Work to be completed: Can you output the material exactly as written, minus any pictures it holds?
-- Start Dataset content --
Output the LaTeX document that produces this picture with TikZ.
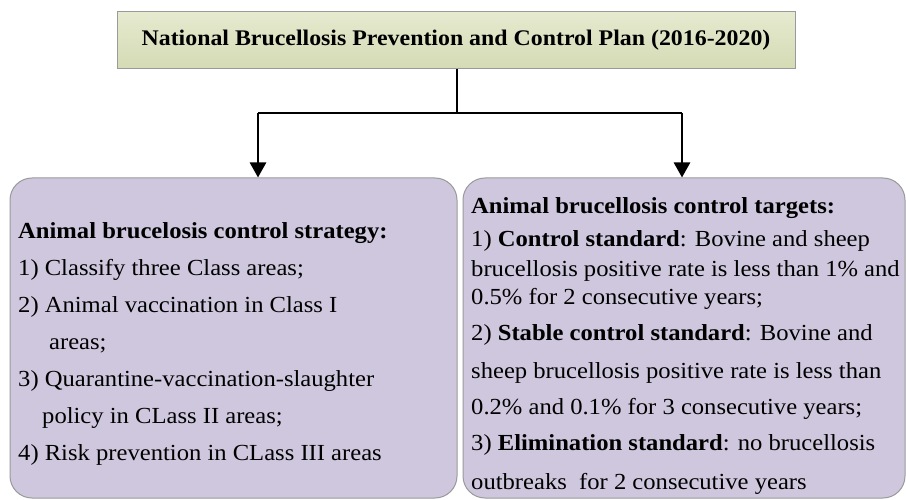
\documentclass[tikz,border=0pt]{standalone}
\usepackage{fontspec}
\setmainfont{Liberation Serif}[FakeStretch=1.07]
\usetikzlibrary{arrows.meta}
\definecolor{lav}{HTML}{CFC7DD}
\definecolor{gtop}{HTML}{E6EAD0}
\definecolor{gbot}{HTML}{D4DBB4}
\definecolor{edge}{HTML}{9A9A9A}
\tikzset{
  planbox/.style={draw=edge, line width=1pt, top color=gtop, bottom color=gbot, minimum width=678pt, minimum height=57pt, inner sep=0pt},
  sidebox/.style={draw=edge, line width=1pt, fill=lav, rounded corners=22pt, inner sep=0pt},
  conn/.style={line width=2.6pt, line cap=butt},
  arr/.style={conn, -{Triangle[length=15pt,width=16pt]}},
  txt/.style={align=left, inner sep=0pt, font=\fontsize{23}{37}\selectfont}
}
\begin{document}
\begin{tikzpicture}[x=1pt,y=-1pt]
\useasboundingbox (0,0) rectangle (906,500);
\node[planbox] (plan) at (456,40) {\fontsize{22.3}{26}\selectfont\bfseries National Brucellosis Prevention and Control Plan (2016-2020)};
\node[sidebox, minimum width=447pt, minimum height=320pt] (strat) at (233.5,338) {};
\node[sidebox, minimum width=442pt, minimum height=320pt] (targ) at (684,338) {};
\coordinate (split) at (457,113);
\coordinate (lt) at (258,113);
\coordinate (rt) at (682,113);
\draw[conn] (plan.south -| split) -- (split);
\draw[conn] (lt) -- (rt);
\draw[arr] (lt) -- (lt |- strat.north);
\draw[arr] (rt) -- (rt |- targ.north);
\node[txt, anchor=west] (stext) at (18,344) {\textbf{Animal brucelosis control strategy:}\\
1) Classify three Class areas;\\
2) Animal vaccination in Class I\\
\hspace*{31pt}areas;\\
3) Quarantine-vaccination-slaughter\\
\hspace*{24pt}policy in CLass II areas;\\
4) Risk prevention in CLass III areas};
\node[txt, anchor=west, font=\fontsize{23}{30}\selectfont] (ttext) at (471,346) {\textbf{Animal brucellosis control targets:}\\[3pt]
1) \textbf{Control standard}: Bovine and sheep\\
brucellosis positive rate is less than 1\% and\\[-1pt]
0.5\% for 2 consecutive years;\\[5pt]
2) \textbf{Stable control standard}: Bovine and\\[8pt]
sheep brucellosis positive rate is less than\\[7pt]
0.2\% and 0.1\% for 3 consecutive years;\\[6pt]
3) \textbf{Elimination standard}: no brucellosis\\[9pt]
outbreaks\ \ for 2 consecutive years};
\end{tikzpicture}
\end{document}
-- End Dataset content --
The completed task:
Output the LaTeX document that produces this picture with TikZ.
\documentclass[tikz,border=0pt]{standalone}
\usepackage{fontspec}
\setmainfont{Liberation Serif}[FakeStretch=1.07]
\usetikzlibrary{arrows.meta}
\definecolor{lav}{HTML}{CFC7DD}
\definecolor{gtop}{HTML}{E6EAD0}
\definecolor{gbot}{HTML}{D4DBB4}
\definecolor{edge}{HTML}{9A9A9A}
\tikzset{
  planbox/.style={draw=edge, line width=1pt, top color=gtop, bottom color=gbot, minimum width=678pt, minimum height=57pt, inner sep=0pt},
  sidebox/.style={draw=edge, line width=1pt, fill=lav, rounded corners=22pt, inner sep=0pt},
  conn/.style={line width=2.6pt, line cap=butt},
  arr/.style={conn, -{Triangle[length=15pt,width=16pt]}},
  txt/.style={align=left, inner sep=0pt, font=\fontsize{23}{37}\selectfont}
}
\begin{document}
\begin{tikzpicture}[x=1pt,y=-1pt]
\useasboundingbox (0,0) rectangle (906,500);
\node[planbox] (plan) at (456,40) {\fontsize{22.3}{26}\selectfont\bfseries National Brucellosis Prevention and Control Plan (2016-2020)};
\node[sidebox, minimum width=447pt, minimum height=320pt] (strat) at (233.5,338) {};
\node[sidebox, minimum width=442pt, minimum height=320pt] (targ) at (684,338) {};
\coordinate (split) at (457,113);
\coordinate (lt) at (258,113);
\coordinate (rt) at (682,113);
\draw[conn] (plan.south -| split) -- (split);
\draw[conn] (lt) -- (rt);
\draw[arr] (lt) -- (lt |- strat.north);
\draw[arr] (rt) -- (rt |- targ.north);
\node[txt, anchor=west] (stext) at (18,344) {\textbf{Animal brucelosis control strategy:}\\
1) Classify three Class areas;\\
2) Animal vaccination in Class I\\
\hspace*{31pt}areas;\\
3) Quarantine-vaccination-slaughter\\
\hspace*{24pt}policy in CLass II areas;\\
4) Risk prevention in CLass III areas};
\node[txt, anchor=west, font=\fontsize{23}{30}\selectfont] (ttext) at (471,346) {\textbf{Animal brucellosis control targets:}\\[3pt]
1) \textbf{Control standard}: Bovine and sheep\\
brucellosis positive rate is less than 1\% and\\[-1pt]
0.5\% for 2 consecutive years;\\[5pt]
2) \textbf{Stable control standard}: Bovine and\\[8pt]
sheep brucellosis positive rate is less than\\[7pt]
0.2\% and 0.1\% for 3 consecutive years;\\[6pt]
3) \textbf{Elimination standard}: no brucellosis\\[9pt]
outbreaks\ \ for 2 consecutive years};
\end{tikzpicture}
\end{document}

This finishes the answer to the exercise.